At no point is confidential data at greater risk than the day a copier leaves its user’s direct control. At lease maturity, at the end of its useful life, or anytime that a copier is upgraded or, for any reason, removed from service, steps must be taken to assure that all sensitive data is permanently removed from the machine. There are those who say that this data is not recoverable. DCSI’s extensive forensic testing has proven that the data exists and, in most cases, is readily retrievable!

No other process can match the thoroughness of INFOSweep! We offer a 100% guarantee that the copier’s hard drive(s) will be completely free of data. That's because we don't use conventional "cleaning" methods which often leave recoverable data on the drive. DCSI uses the only fail-safe method for protecting valuable information ... we purge data to standards set by the National Institute of Standards and Technology (NIST), destroy the existing hard drive and replace it with a brand new drive formatted for the specific copier!

Our process assures that customer information, address books, email addresses, fax numbers, network settings, server passwords, ip addresses and email notifications are permanently removed! At the conclusion of the process, DCSI issues a certificate detailing the date and location where the original drive was destroyed. See below for a detailed explanation of the INFOSweep process.

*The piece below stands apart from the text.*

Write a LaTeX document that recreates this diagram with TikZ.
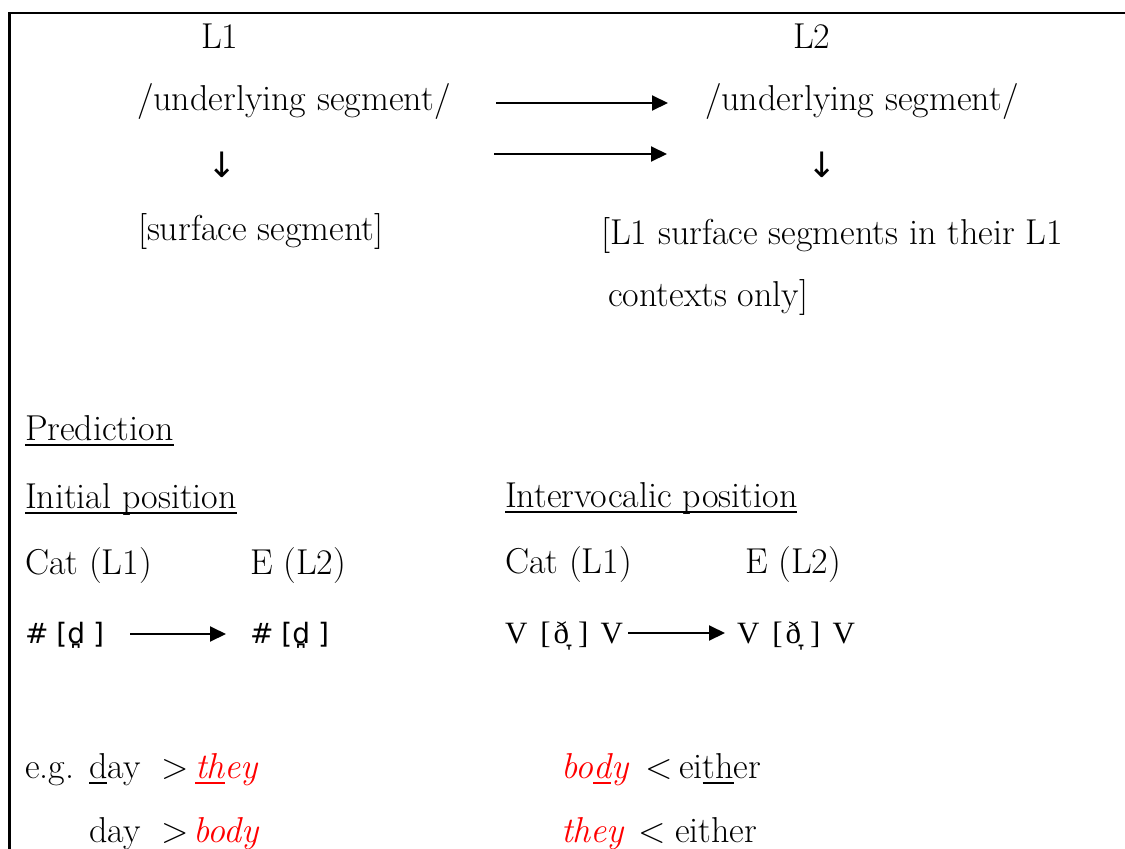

  1. An INFOSweep authorized technician powers-up the machine, test its functionality and prints benchmark reports identifying specific data contained within the unit.
  2. The technician removes the unit’s hard drive(s) and purges all data utilizing a process that conforms to NIST standards.
  3. The drive is security tagged and rendered physically inoperable.
  4. Once the hard drive data has been purged, the technician issues a Chain of Custody Record ensuring secure tracking of the device through destruction.
  5. The technician installs a new, properly formatted hard drive.
  6. The machine is again powered-up. A process is followed to clear all data stored in the unit in areas other than on the hard drive(s). Such data may include network data, IP addresses, email and fax addresses, company directories, contact lists and job logs.
  7. The benchmarking process is repeated, and appropriate reports are printed ensuring that the unit has been successfully purged of all data.
  8. All necessary settings and configurations are restored and the machine is tested to ensure that it is fully functional, cleared of all data, and ready to be returned to service.
  9. The technician issues a INFOSweep Certification.
  10. The purged and disabled drive is delivered to DCSI’s Northern California facility where it will be cataloged and destroyed.
  11. A Certificate of Destruction is issued.

If the question involves digital copier data security, the answer is INFOSweep!